The Misconduct Allegations That Plagued Kimberly Guilfoyle At Fox News
The Trump family is certainly no stranger to controversy, and it looks like Kimberly Guilfoyle, who has been engaged to Donald Trump Jr. since 2020, is no different. Before she became a member of former President Donald Trump's closest inner circle, Guilfoyle was a Fox News personality who left her post abruptly in a haze of shocking sexual misconduct allegations.
While the timing of Guilfoyle's departure from Fox News lined up with her transition to work for her future father-in-law, it appears that the real reason she left has far less to do with a new job opportunity and more to do with the accusations lobbied against Guilfoyle by a former assistant. HuffPost reported in July 2018 that several anonymous sources confirmed Guilfoyle's exit from the network was not voluntary.
Guilfoyle and her legal representatives have maintained her innocence, insisting that she was a well-respected member of Fox News and the decision to leave was her own. However, public multi-million dollar payments made to the assistant who first filed the complaint have done little to quell suspicion surrounding Guilfoyle's behavior.
The lengthy and shocking list of allegations made against Guilfoyle
News of Kimberly Guilfoyle's former assistant's staggering 42-page complaint against her ex-boss first broke just before the 2020 presidential election, during which Guilfoyle was a key figure in then-President Donald Trump's re-election campaign. The New Yorker published a jaw-dropping exposé detailing the complaints the assistant made and anonymous sources who were able to corroborate them in October 2020.
The assistant alleged Guilfoyle required her to work from her boss' home while Guilfoyle was barely or not clothed at all. Additionally, the complaint said Guilfoyle demanded her employee massage her thighs, evaluate her nude body, and even encouraged the assistant to perform sexual favors for other Fox employees. The report alleged Guilfoyle watched pornographic videos in her office and regularly showed her colleagues pictures of men's genitalia on her phone, sometimes even identifying who the men were.

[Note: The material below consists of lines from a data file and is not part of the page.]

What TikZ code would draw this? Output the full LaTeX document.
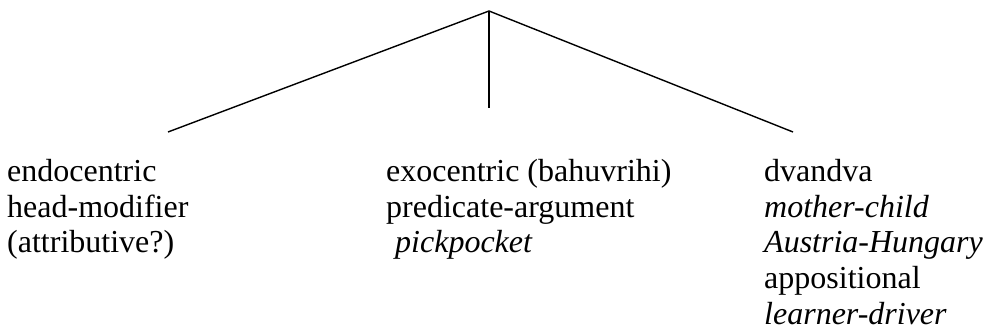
\documentclass[tikz,border=0pt]{standalone}
\usepackage{fontspec}
\setmainfont{Liberation Serif}
\begin{document}
\begin{tikzpicture}[x=1pt,y=-1pt,
  lbl/.style={anchor=base west,inner sep=0pt,font=\fontsize{32}{36}\selectfont},
  branch/.style={line width=1.4pt,line cap=butt}]
\useasboundingbox (0,0) rectangle (987,336);
\coordinate (apex) at (489,11);
\coordinate (lend) at (168,132);
\coordinate (mend) at (489,108);
\coordinate (rend) at (793,132);
\draw[branch] (lend) -- (apex) -- (rend);
\draw[branch] (apex) -- (mend);
% left column
\node[lbl] (l1) at (7,182) {endocentric};
\node[lbl] (l2) at (7,217.5) {head-modifier};
\node[lbl] (l3) at (7,253) {(attributive?)};
% middle column
\node[lbl] (m1) at (386,182) {exocentric (bahuvrihi)};
\node[lbl] (m2) at (386,217.5) {predicate-argument};
\node[lbl] (m3) at (395,253) {\itshape pickpocket};
% right column
\node[lbl] (r1) at (764,182) {dvandva};
\node[lbl] (r2) at (764,217.5) {\itshape mother-child};
\node[lbl] (r3) at (764,253) {\itshape Austria-Hungary};
\node[lbl] (r4) at (764,288.5) {appositional};
\node[lbl] (r5) at (764,324) {\itshape learner-driver};
\end{tikzpicture}
\end{document}
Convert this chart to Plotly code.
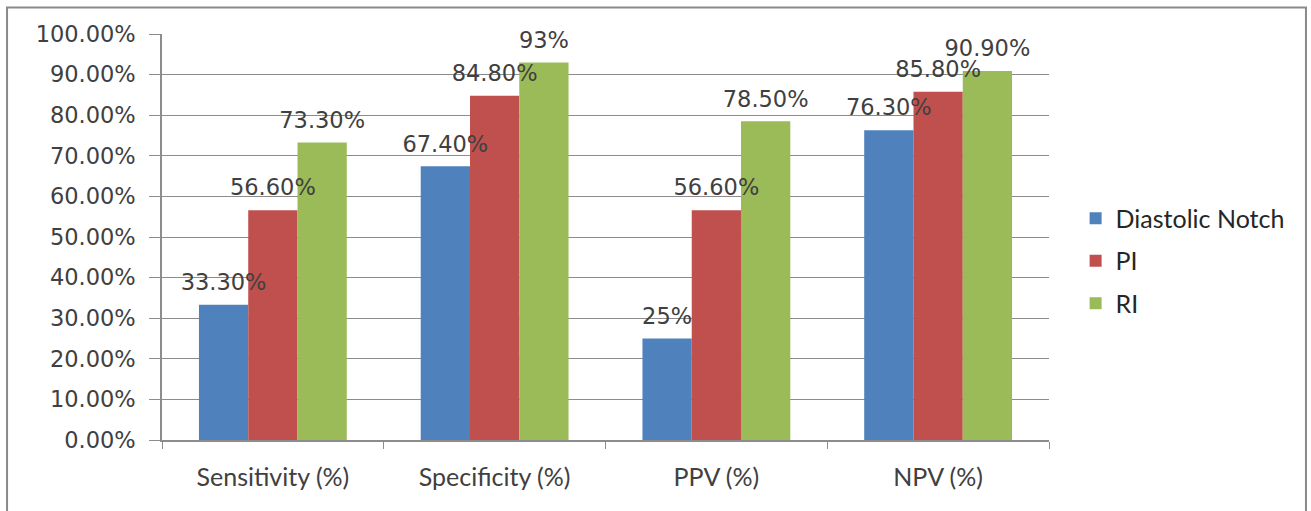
import plotly.graph_objects as go

# Diagnostic performance of the Doppler indices
categories = ["Sensitivity (%)", "Specificity (%)", "PPV (%)", "NPV (%)"]
diastolic_notch = [33.3, 67.4, 25.0, 76.3]
pi_values = [56.6, 84.8, 56.6, 85.8]
ri_values = [73.3, 93.0, 78.5, 90.9]
value_labels = {
    "Diastolic Notch": ["33.30%", "67.40%", "25%", "76.30%"],
    "PI": ["56.60%", "84.80%", "56.60%", "85.80%"],
    "RI": ["73.30%", "93%", "78.50%", "90.90%"],
}
y_ticks = [0, 10, 20, 30, 40, 50, 60, 70, 80, 90, 100]
y_tick_labels = ["%.2f%%" % v for v in y_ticks]

series = [
    ("Diastolic Notch", diastolic_notch, "#4F81BD"),
    ("PI", pi_values, "#C0504D"),
    ("RI", ri_values, "#9BBB59"),
]

LABEL_FONT = dict(family="DejaVu Sans", size=22.5, color="#404040")
CAT_FONT = dict(family="Lato", size=25, color="#404040")
GAP = 1 / 3

fig = go.Figure()
for name, vals, color in series:
    fig.add_trace(go.Bar(
        name=name, x=categories, y=vals,
        marker=dict(color=color, line=dict(width=0)),
        offsetgroup=name, legendgroup=name,
    ))
# value labels sit a little above each bar
for name, vals, color in series:
    fig.add_trace(go.Scatter(
        x=categories, y=vals, mode="markers+text",
        text=value_labels[name], textposition="top center",
        textfont=LABEL_FONT,
        marker=dict(size=13, opacity=0),
        offsetgroup=name, showlegend=False, hoverinfo="skip",
        cliponaxis=False,
    ))

fig.update_layout(
    width=1311, height=511,
    margin=dict(l=162, r=262, t=34, b=71),
    paper_bgcolor="white", plot_bgcolor="white",
    barmode="group", bargap=GAP, bargroupgap=0,
    scattermode="group", scattergap=GAP,
    showlegend=True,
    legend=dict(
        x=1.03, xanchor="left", xref="paper", y=0.441, yanchor="middle",
        font=dict(family="Lato", size=25, color="#262626"),
        tracegroupgap=7, traceorder="grouped",
        bgcolor="rgba(0,0,0,0)",
    ),
    shapes=[dict(
        type="rect", xref="paper", yref="paper",
        x0=-0.1747, x1=1.2897, y0=-0.2, y1=1.0653,
        line=dict(color="#8a8a8a", width=2), fillcolor="rgba(0,0,0,0)",
        layer="below",
    )],
)
fig.update_xaxes(
    showline=True, linecolor="#8c8c8c", linewidth=1.5,
    ticks="outside", tickson="boundaries", ticklen=7, tickcolor="#8c8c8c",
    tickfont=CAT_FONT, showgrid=False, ticklabelstandoff=14,
)
fig.update_yaxes(
    range=[0, 100], tickvals=y_ticks, ticktext=y_tick_labels,
    showline=True, linecolor="#8c8c8c", linewidth=1.5,
    ticks="outside", ticklen=11, tickcolor="#8c8c8c",
    showgrid=True, gridcolor="#8c8c8c", gridwidth=1.2,
    zeroline=False, tickfont=LABEL_FONT, ticklabelstandoff=9,
)

fig.write_html("out.html")
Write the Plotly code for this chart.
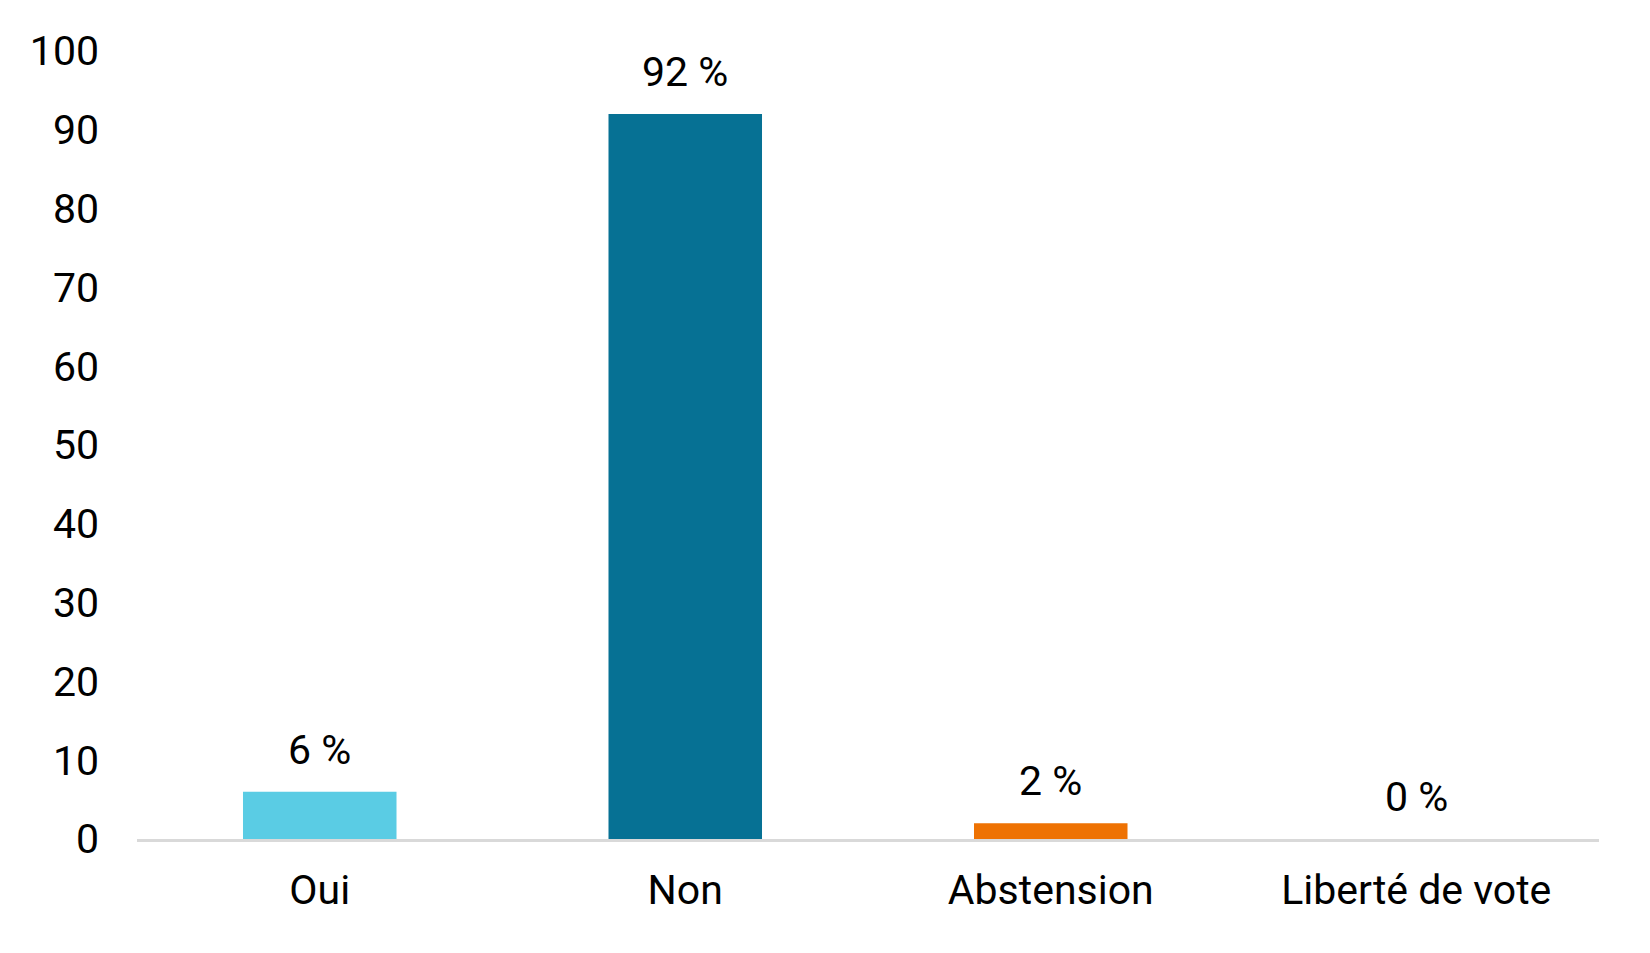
import plotly.graph_objects as go

categories = ["Oui", "Non", "Abstension", "Liberté de vote"]
values = [6, 92, 2, 0]
labels = ["6 %", "92 %", "2 %", "0 %"]
colors = ["#5ACCE4", "#067194", "#EE7203", "#A6A6A6"]
y_ticks = [0, 10, 20, 30, 40, 50, 60, 70, 80, 90, 100]

fig = go.Figure(go.Bar(
    x=categories,
    y=values,
    marker=dict(color=colors, line=dict(width=0)),
    hoverinfo="skip",
))

# value labels above each bar
for cat, val, lab in zip(categories, values, labels):
    fig.add_annotation(
        x=cat, y=val, text=lab, showarrow=False,
        yanchor="bottom", yshift=16,
        font=dict(family="Roboto", size=41, color="#000000"),
    )

fig.update_layout(
    width=1650, height=953,
    paper_bgcolor="white", plot_bgcolor="white",
    margin=dict(l=129, r=59, t=43, b=122),
    bargap=0.58,
    showlegend=False,
    font=dict(family="Roboto", size=41, color="#000000"),
)
fig.update_xaxes(
    showline=True, linecolor="#D9D9D9", linewidth=3,
    showgrid=False, ticks="", ticklabelstandoff=13,
    tickfont=dict(family="Roboto", size=41, color="#000000"),
)
fig.update_yaxes(
    range=[0, 100], tickvals=y_ticks, showgrid=False, zeroline=False,
    showline=False, ticks="", ticklabelstandoff=37,
    tickfont=dict(family="Roboto", size=41, color="#000000"),
)

fig.write_html("out.html")
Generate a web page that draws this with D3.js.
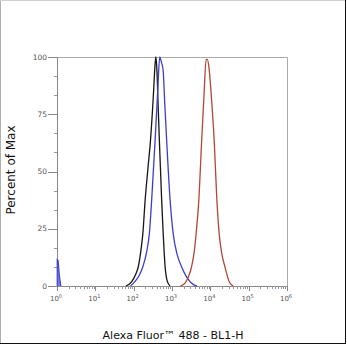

The claims that Guilfoyle worked out of her home while barely dressed and regularly showed her colleagues explicit images were corroborated by unnamed sources who spoke to New Yorker reporter Jane Mayer. "You can't expose an assistant to that," an anonymous Fox employee told the outlet at the time of the report. "They really put [the assistant] through the wringer. It was a justifiable complaint. She's a very nice kid. She's not a nefarious person. It was a hostile workplace."
Kimberly Guilfoyle's confusing reaction to the laundry list of complaints
Kimberly Guilfoyle's former assistant also worked under Eric Bolling, who was the subject of another sexual misconduct investigation that started two years before Guilfoyle's departure. In her 42-page complaint to Fox News executives, the assistant claimed Guilfoyle offered her money, trips to Europe on a private plane, and career opportunities in exchange for not disclosing any questionable behavior to the investigators — a move not all that unsimilar to the payments at the center of Donald Trump's hush money trial.
The Trump campaign, for its part, has never commented on Guilfoyle's controversy. "I think it's worth pointing out that the person atop the Trump campaign, President Trump himself, has been accused by dozens of women of sexually harassing behavior. So, this is maybe a story that the president and his campaign don't want to touch," remarked NPR's David Folkenflick in October 2020.
Although Guilfoyle denied all the explosive claims against her through her legal representatives, Fox News reportedly ended up paying the former assistant $4 million in an out-of-court settlement. That payment, paired with the corroborating stories from other Fox News employees, certainly doesn't do much to paint Guilfoyle in a less guilty light. Indeed, the shocking allegations make even the most awkward Guilfoyle moments captured by millions seem like non-issues when compared to her potential behavior behind closed doors.